The Sherman Poppen story has always been part of the snowboarding creation myth, but what really comes through reading and re-reading all the tributes and obituaries of recent weeks is how spectacularly unlikely it all was. What are the odds that a sport like snowboarding should be born, not in a mountain town in the Alps or a ski resort in the Rockies, but in some snow-covered sand dunes near Lake Michigan? What would have happened if Wendy and Laurie Poppen had been given a board game they really loved on Christmas morning 1965, and had spent the day playing happily indoors? What would have happened if Poppen had had his patent application turned down?

The biggest “what if” of all, though, concerns Poppen’s eldest daughter, Wendy. Once Poppen had made contact with Brunswick, he then had to persuade them that his Snurfer was a viable concept. His solution? Get Wendy to demonstrate it for them. She has described the scene as follows:

“My dad brings me like a little trained monkey, and all the suits are on this hill watching me. I had to slide down this hill and climb back up. Dad told me, ‘Keep snurfing until I tell you to stop.’ I went up and down like 15 times; it’s freezing out. The rest is history. He sold them the patent and they produced the Snurfer.”

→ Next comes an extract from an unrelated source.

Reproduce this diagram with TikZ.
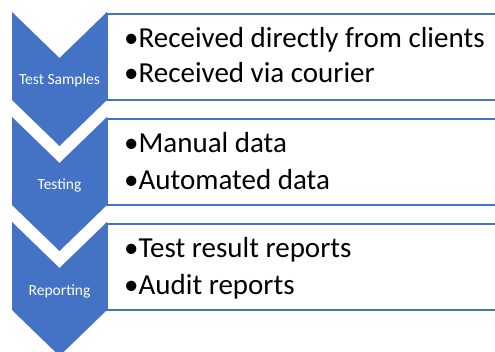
\documentclass[tikz,border=0pt]{standalone}
\usepackage{fontspec}
\setmainfont{Carlito}
\definecolor{accent}{HTML}{4472C4}
\tikzset{
  chev/.style={fill=accent, draw=none},
  listbox/.style={draw=accent, line width=2.5pt, fill=white},
  lbl/.style={text=white, font=\fontsize{15.5}{18}\selectfont, inner sep=0pt},
  item/.style={anchor=base west, font=\fontsize{29}{35}\selectfont, inner sep=0pt, text=black}
}
\begin{document}
\begin{tikzpicture}[x=1pt, y=-1pt]
\useasboundingbox (0,0) rectangle (495,351);
\clip (0,0) rectangle (495,351);
% list boxes
\draw[listbox] (107,14) rectangle (505,100);
\draw[listbox] (107,119) rectangle (505,205);
\draw[listbox] (107,224) rectangle (505,310);
% chevrons
\foreach \t/\b in {12/100, 117/205, 222/310} {
  \fill[chev] (12,\t) -- (59.5,\t+46) -- (107,\t) -- (107,\b) -- (59.5,\b+46) -- (12,\b) -- cycle;
}
% chevron labels
\node[lbl] (l1) at (59.5,80) {Test Samples};
\node[lbl] (l2) at (59.5,185) {Testing};
\node[lbl] (l3) at (59.5,291) {Reporting};
% items
\node[item] (a1) at (124,47) {•Received directly from clients};
\node[item] (a2) at (124,82) {•Received via courier};
\node[item] (b1) at (124,152) {•Manual data};
\node[item] (b2) at (124,189) {•Automated data};
\node[item] (c1) at (124,257) {•Test result reports};
\node[item] (c2) at (124,294) {•Audit reports};
\end{tikzpicture}
\end{document}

In the years that followed, over a million Snurfers were sold. But what if Wendy had fallen on her first run? What if she’d fallen on every run? Or what if she’d played it safe and taken it reaaaaaaally slowly? If the suits from Brunswick had watched Wendy’s snurfing demo and concluded that this new sport looked a little lame, they might have decided to hold onto their cash and invest it in something else instead. And then where would the world’s snowboarders be? Skiing, probably, which doesn’t really bear thinking about. (Or waiting for somebody to realise that a kind of snowboarding had been going on in the mountains of eastern Turkey for generations.)

So yes, of course, thank you to Sherman Poppen for inventing the Snurfer, but kudos to Wendy, too, for convincing the suits at Brunswick Corp that it was an idea with a future.